Self-confessed analog devotee Erik Madigan Heck was in Amsterdam this summer visiting noted Dutch author Remco Campert and his wife Deborah Wolf when inspiration struck for his latest labor of love, The Summer’s End. “I wanted to work on another short around a poem,” explains the photographer and director. "And he [Remco] presented me with 'Clear Lake, Iowa,' which he had written based on his wife Deborah’s intense childhood recollection of it."

In a bid to reconstruct the memory on film, Heck applied his indefatigable blend of fine art and fashion, casting model Jamie Bochert in a fleeting role as Deborah. “Iowa is one of the least interesting places in the world,” he notes after journeying to the Midwest for the project. “I was really interested in romanticizing a place that couldn’t be more unromantic.”
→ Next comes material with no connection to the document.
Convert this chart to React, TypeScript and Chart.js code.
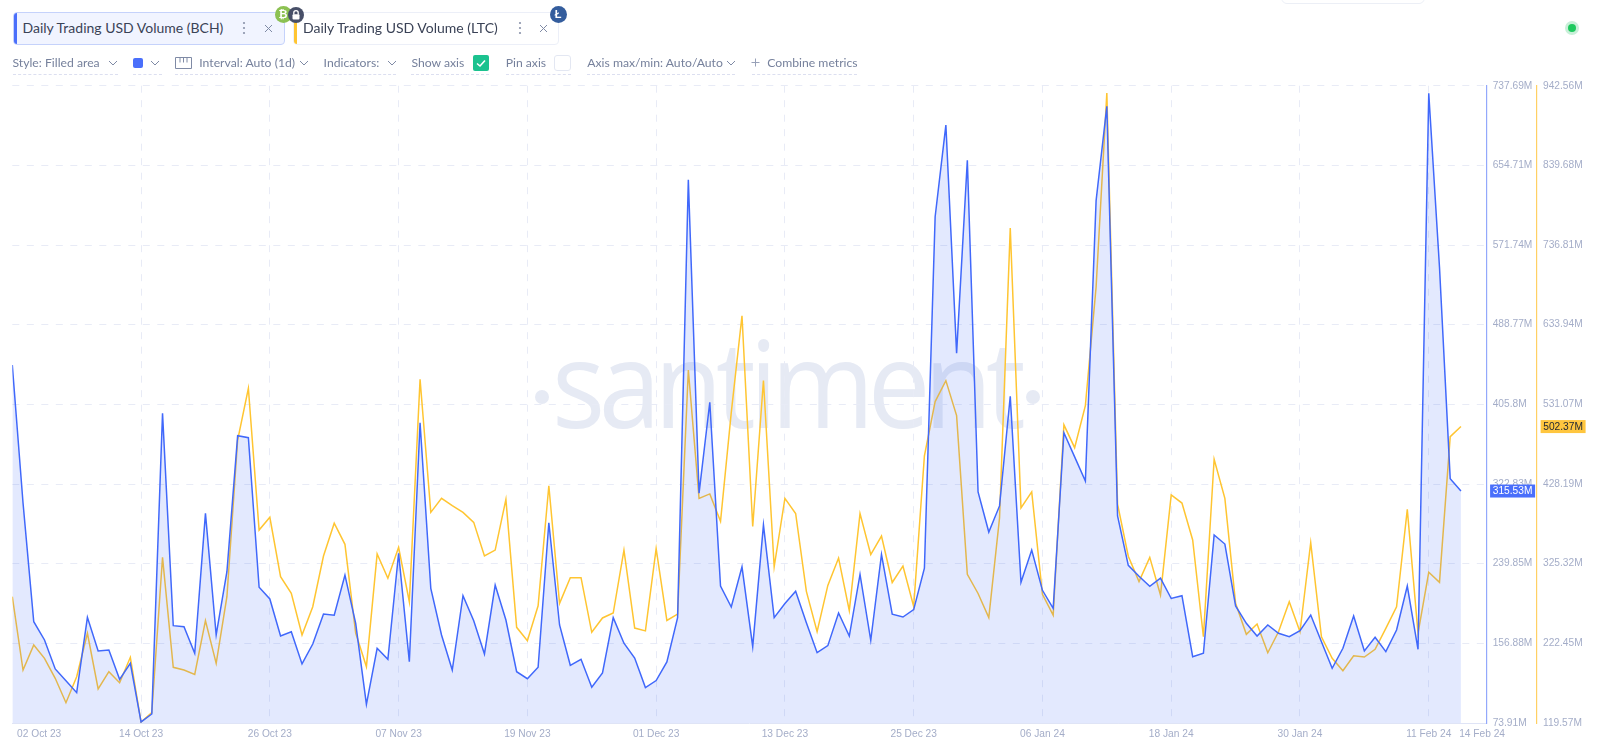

The cello-scored short distills Heck’s fixation with rugged landscapes, saturated color, and grainy textures also seen in his recent 14-page series The Old Masters for the The New York Times Magazine—a survey of iconoclasts still working at the top of their fields well into their 80s (inc. Tony Bennett, Justice Ruth Ginsburg, Betty White, Frank Gehry and more). “I find myself using film in a very intentionally nostalgic way, and similar to Tacita Dean, I can’t give up analog,” he says. “It’s just like making moving sketches; they're implicitly nostalgic before the subject matter even comes to fruition.”